Clothing maker's name too gay for male consumers

The makers of the outdoor clothing worn by Sir Edmund Hillary as he climbed to the top of Mount Everest 50 years ago have decided to change the company name in order to appeal to Australian and British men who feel the moniker is a little too gay. Market research revealed that male customers in the two countries were leery of Fairydown's gay-sounding name.
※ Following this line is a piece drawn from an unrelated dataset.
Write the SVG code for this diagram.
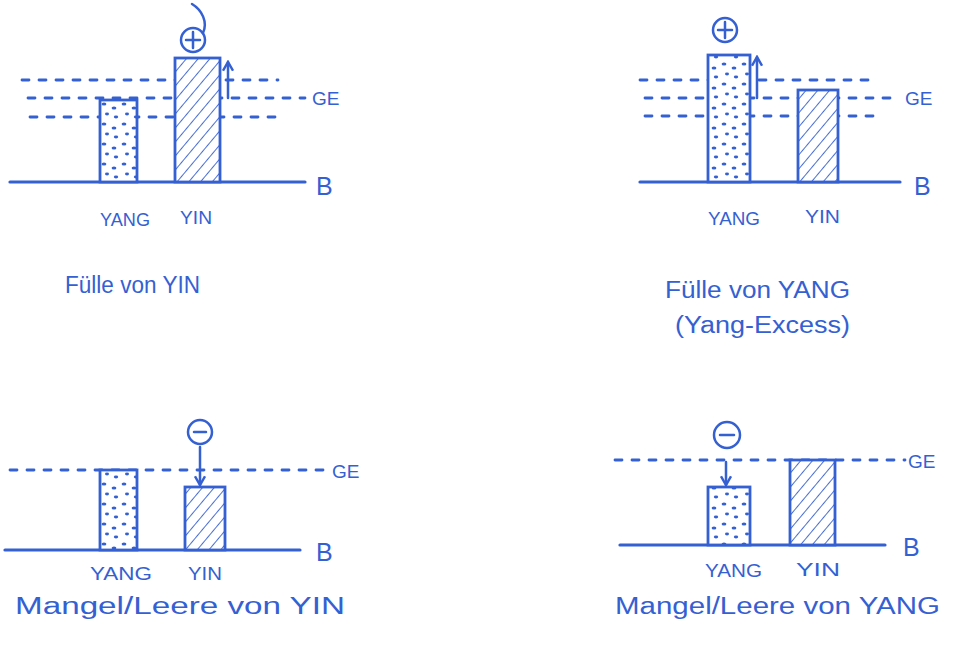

Hillary, who took Fairydown clothing and sleeping bags to Everest and the South Pole, said on Wednesday that he is furious over the name change. "Reading that connotation into the name is absolutely stupid--it's a good brand," the legendary mountaineer told The Dominion Post of Wellington, New Zealand. "I have a Fairydown jacket, and I am very proud to wear it." Made by the New Zealand firm Arthur Ellis, Fairydown gear will now be known as "Zone." Managing director Hugo Venter said research found that in Australia the original name was holding down sales. "[Australian men] don't want to have FAIRYDOWN on their shirts," Venter said. "It's something they don't feel happy with." He told Radio New Zealand he was surprised to see the results of the market survey in Australia and the United Kingdom. "I was quite taken aback.... To me, it's just never been an issue, but clearly there are a large number of people outside New Zealand that have a different point of view."